Data provided:

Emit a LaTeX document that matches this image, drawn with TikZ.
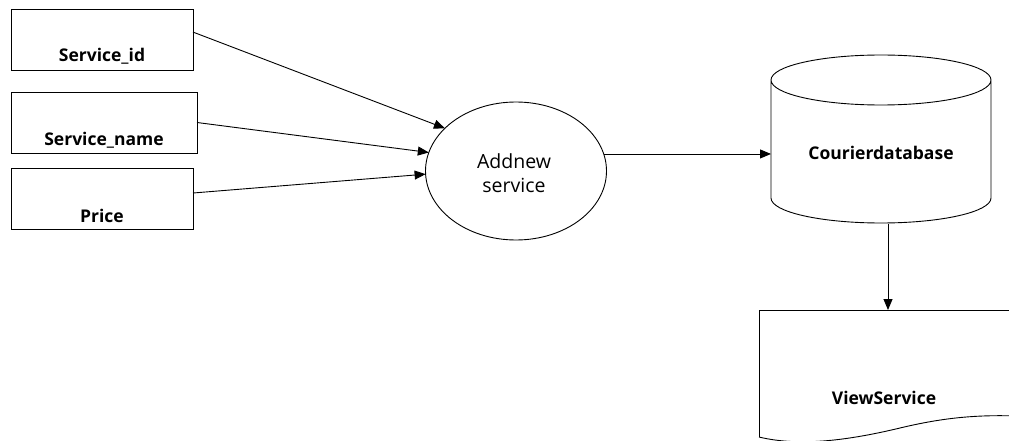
\documentclass[tikz,border=0pt]{standalone}
\usepackage{fontspec}
\setmainfont{Open Sans}
\usetikzlibrary{arrows.meta,shapes.geometric,calc}
\begin{document}
\begin{tikzpicture}[x=1pt,y=-1pt,
  line width=0.9pt,
  every node/.style={inner sep=0pt, outer sep=0pt},
  inbox/.style={draw, rectangle, minimum width=182pt, minimum height=61pt},
  lbl/.style={font=\fontsize{17.5}{20}\selectfont\bfseries, anchor=base},
  arr/.style={-{Triangle[length=11pt,width=9pt]}},
  proc/.style={draw, ellipse, minimum width=181pt, minimum height=138pt}
]
\useasboundingbox (0,0) rectangle (1009,441);
% input boxes
\node[inbox] (b1) at (102,40) {};
\node[lbl] (t1) at (102,62) {Service\_id};
\node[inbox, minimum width=186pt] (b2) at (104,122.5) {};
\node[lbl] (t2) at (104,146) {Service\_name};
\node[inbox] (b3) at (102,198.5) {};
\node[lbl] (t3) at (102,222) {Price};
% process
\node[proc] (ad) at (516,171) {};
\node[font=\fontsize{19.5}{24}\selectfont, align=center, anchor=base] (at) at (514,192) {Addnew\\service};
% database
\node[rectangle, minimum width=220pt, minimum height=118pt] (db) at (881,139) {};
\draw (db.north west) -- (db.south west)
      arc[start angle=180, end angle=360, x radius=110pt, y radius=25pt]
      -- (db.north east)
      arc[start angle=0, end angle=360, x radius=110pt, y radius=25pt];
\node[lbl] (t4) at (881,159) {Courierdatabase};
% document
\node[rectangle, minimum width=290pt, minimum height=127pt] (vs) at (904,373.5) {};
\draw (vs.south west) |- (vs.north east);
\draw (vs.south west) .. controls (800,447) and (850,440) .. (900,428)
      .. controls (950,416) and (990,413) .. (1050,418);
\node[lbl] (t5) at (884,404) {ViewService};
% connectors
\coordinate (s1) at ($(b1.north east)!0.37!(b1.south east)$);
\coordinate (s3) at ($(b3.north east)!0.41!(b3.south east)$);
\draw[arr] (s1) -- (ad.149);
\draw[arr] (b2.east) -- (ad.168);
\draw[arr] (s3) -- (ad.182);
\draw[arr] (ad.11) -- (ad.11 -| db.west);
\coordinate (d1) at ($(db.south)+(7,26)$);
\draw[arr] (d1) -- (d1 |- vs.north);
\end{tikzpicture}
\end{document}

Work to be completed: Quote every line word for word and keep the images out of the copy.

The response:
Emit a LaTeX document that matches this image, drawn with TikZ.
\documentclass[tikz,border=0pt]{standalone}
\usepackage{fontspec}
\setmainfont{Open Sans}
\usetikzlibrary{arrows.meta,shapes.geometric,calc}
\begin{document}
\begin{tikzpicture}[x=1pt,y=-1pt,
  line width=0.9pt,
  every node/.style={inner sep=0pt, outer sep=0pt},
  inbox/.style={draw, rectangle, minimum width=182pt, minimum height=61pt},
  lbl/.style={font=\fontsize{17.5}{20}\selectfont\bfseries, anchor=base},
  arr/.style={-{Triangle[length=11pt,width=9pt]}},
  proc/.style={draw, ellipse, minimum width=181pt, minimum height=138pt}
]
\useasboundingbox (0,0) rectangle (1009,441);
% input boxes
\node[inbox] (b1) at (102,40) {};
\node[lbl] (t1) at (102,62) {Service\_id};
\node[inbox, minimum width=186pt] (b2) at (104,122.5) {};
\node[lbl] (t2) at (104,146) {Service\_name};
\node[inbox] (b3) at (102,198.5) {};
\node[lbl] (t3) at (102,222) {Price};
% process
\node[proc] (ad) at (516,171) {};
\node[font=\fontsize{19.5}{24}\selectfont, align=center, anchor=base] (at) at (514,192) {Addnew\\service};
% database
\node[rectangle, minimum width=220pt, minimum height=118pt] (db) at (881,139) {};
\draw (db.north west) -- (db.south west)
      arc[start angle=180, end angle=360, x radius=110pt, y radius=25pt]
      -- (db.north east)
      arc[start angle=0, end angle=360, x radius=110pt, y radius=25pt];
\node[lbl] (t4) at (881,159) {Courierdatabase};
% document
\node[rectangle, minimum width=290pt, minimum height=127pt] (vs) at (904,373.5) {};
\draw (vs.south west) |- (vs.north east);
\draw (vs.south west) .. controls (800,447) and (850,440) .. (900,428)
      .. controls (950,416) and (990,413) .. (1050,418);
\node[lbl] (t5) at (884,404) {ViewService};
% connectors
\coordinate (s1) at ($(b1.north east)!0.37!(b1.south east)$);
\coordinate (s3) at ($(b3.north east)!0.41!(b3.south east)$);
\draw[arr] (s1) -- (ad.149);
\draw[arr] (b2.east) -- (ad.168);
\draw[arr] (s3) -- (ad.182);
\draw[arr] (ad.11) -- (ad.11 -| db.west);
\coordinate (d1) at ($(db.south)+(7,26)$);
\draw[arr] (d1) -- (d1 |- vs.north);
\end{tikzpicture}
\end{document}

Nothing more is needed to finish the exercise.